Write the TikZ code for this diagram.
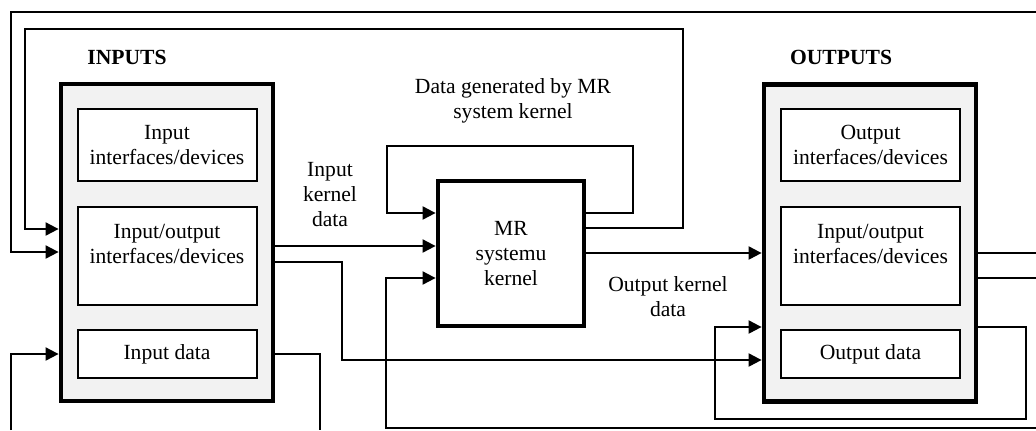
\documentclass[tikz,border=0pt]{standalone}
\usepackage{fontspec}
\setmainfont{Liberation Serif}
\usetikzlibrary{arrows.meta}

\begin{document}
\begin{tikzpicture}[x=0.5pt,y=-0.5pt,font=\fontsize{10.8}{12.5}\selectfont,
    groupstyle/.style={draw,line width=2.4pt,fill=gray!10,minimum width=106pt,minimum height=158.5pt},
    boxstyle/.style={draw,line width=1pt,fill=white,minimum width=89.5pt,align=center,inner sep=0pt},
    kernelstyle/.style={draw,line width=2.4pt,fill=white,minimum width=73pt,minimum height=72.5pt,align=center},
    wire/.style={line width=1pt},
    arr/.style={wire,-{Triangle[length=6.5pt,width=6.5pt]}}]
    \useasboundingbox (0,0) rectangle (1036,430);
    \coordinate (rim) at (1036,430);
    % input side
    \node[groupstyle] (inp) at (167,242.5) {};
    \node (inlabel) at (127,57) {\textbf{INPUTS}};
    \node[boxstyle,minimum height=36.25pt] (indev) at (167,145) {Input\\interfaces/devices};
    \node[boxstyle,minimum height=49pt] (iniod) at (167,256) {Input/output\\interfaces/devices\\\mbox{}};
    \node[boxstyle,minimum height=24pt] (indata) at (167,354) {Input data};
    % kernel
    \node[kernelstyle] (mr) at (511,253.5) {MR\\systemu\\kernel};
    % output side
    \node[groupstyle] (out) at (870,243) {};
    \node (outlabel) at (841,57) {\textbf{OUTPUTS}};
    \node[boxstyle,minimum height=36.25pt] (outdev) at (870.5,145) {Output\\interfaces/devices};
    \node[boxstyle,minimum height=49pt] (outiod) at (870.5,256) {Input/output\\interfaces/devices\\\mbox{}};
    \node[boxstyle,minimum height=24pt] (outdata) at (870.5,354) {Output data};
    % labels
    \node[align=center] (gen) at (513,101) {Data generated by MR\\system kernel};
    \node[align=center] (inkd) at (330,195) {Input\\kernel\\data};
    \node[align=center] (outkd) at (668,297) {Output kernel\\data};
    % feedback round the top
    \draw[arr] (rim |- 0,12) -| (11,252) -- (inp.west |- 0,252);
    \draw[arr] (mr.east |- 0,228) -| (683,29) -| (25,229) -- (inp.west |- 0,229);
    \draw[arr] (mr.east |- 0,213) -| (633,146) -| (387,213) -- (mr.west |- 0,213);
    % inputs to kernel and outputs
    \draw[arr] (inp.east |- 0,246) -- (mr.west |- 0,246);
    \draw[arr] (inp.east |- 0,262) -| (342,360) -- (out.west |- 0,360);
    \draw[wire] (inp.east |- 0,354) -| (rim -| 320,0);
    \draw[arr] (rim -| 11,0) |- (inp.west |- 0,354);
    \draw[arr] (rim |- 0,428) -| (386,278) -- (mr.west |- 0,278);
    % kernel to outputs
    \draw[arr] (mr.east |- 0,253) -- (out.west |- 0,253);
    \draw[arr] (out.east |- 0,327) -| (1026,419) -| (715,327) -- (out.west |- 0,327);
    \foreach \y in {253,278}
      \draw[wire] (out.east |- 0,\y) -- (rim |- 0,\y);
\end{tikzpicture}
\end{document}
......
**YOUR GOAL**
Reproduce the material word for word. Any pictures should be left out of the copy.

**THE ANSWER**
Write the TikZ code for this diagram.
\documentclass[tikz,border=0pt]{standalone}
\usepackage{fontspec}
\setmainfont{Liberation Serif}
\usetikzlibrary{arrows.meta}

\begin{document}
\begin{tikzpicture}[x=0.5pt,y=-0.5pt,font=\fontsize{10.8}{12.5}\selectfont,
    groupstyle/.style={draw,line width=2.4pt,fill=gray!10,minimum width=106pt,minimum height=158.5pt},
    boxstyle/.style={draw,line width=1pt,fill=white,minimum width=89.5pt,align=center,inner sep=0pt},
    kernelstyle/.style={draw,line width=2.4pt,fill=white,minimum width=73pt,minimum height=72.5pt,align=center},
    wire/.style={line width=1pt},
    arr/.style={wire,-{Triangle[length=6.5pt,width=6.5pt]}}]
    \useasboundingbox (0,0) rectangle (1036,430);
    \coordinate (rim) at (1036,430);
    % input side
    \node[groupstyle] (inp) at (167,242.5) {};
    \node (inlabel) at (127,57) {\textbf{INPUTS}};
    \node[boxstyle,minimum height=36.25pt] (indev) at (167,145) {Input\\interfaces/devices};
    \node[boxstyle,minimum height=49pt] (iniod) at (167,256) {Input/output\\interfaces/devices\\\mbox{}};
    \node[boxstyle,minimum height=24pt] (indata) at (167,354) {Input data};
    % kernel
    \node[kernelstyle] (mr) at (511,253.5) {MR\\systemu\\kernel};
    % output side
    \node[groupstyle] (out) at (870,243) {};
    \node (outlabel) at (841,57) {\textbf{OUTPUTS}};
    \node[boxstyle,minimum height=36.25pt] (outdev) at (870.5,145) {Output\\interfaces/devices};
    \node[boxstyle,minimum height=49pt] (outiod) at (870.5,256) {Input/output\\interfaces/devices\\\mbox{}};
    \node[boxstyle,minimum height=24pt] (outdata) at (870.5,354) {Output data};
    % labels
    \node[align=center] (gen) at (513,101) {Data generated by MR\\system kernel};
    \node[align=center] (inkd) at (330,195) {Input\\kernel\\data};
    \node[align=center] (outkd) at (668,297) {Output kernel\\data};
    % feedback round the top
    \draw[arr] (rim |- 0,12) -| (11,252) -- (inp.west |- 0,252);
    \draw[arr] (mr.east |- 0,228) -| (683,29) -| (25,229) -- (inp.west |- 0,229);
    \draw[arr] (mr.east |- 0,213) -| (633,146) -| (387,213) -- (mr.west |- 0,213);
    % inputs to kernel and outputs
    \draw[arr] (inp.east |- 0,246) -- (mr.west |- 0,246);
    \draw[arr] (inp.east |- 0,262) -| (342,360) -- (out.west |- 0,360);
    \draw[wire] (inp.east |- 0,354) -| (rim -| 320,0);
    \draw[arr] (rim -| 11,0) |- (inp.west |- 0,354);
    \draw[arr] (rim |- 0,428) -| (386,278) -- (mr.west |- 0,278);
    % kernel to outputs
    \draw[arr] (mr.east |- 0,253) -- (out.west |- 0,253);
    \draw[arr] (out.east |- 0,327) -| (1026,419) -| (715,327) -- (out.west |- 0,327);
    \foreach \y in {253,278}
      \draw[wire] (out.east |- 0,\y) -- (rim |- 0,\y);
\end{tikzpicture}
\end{document}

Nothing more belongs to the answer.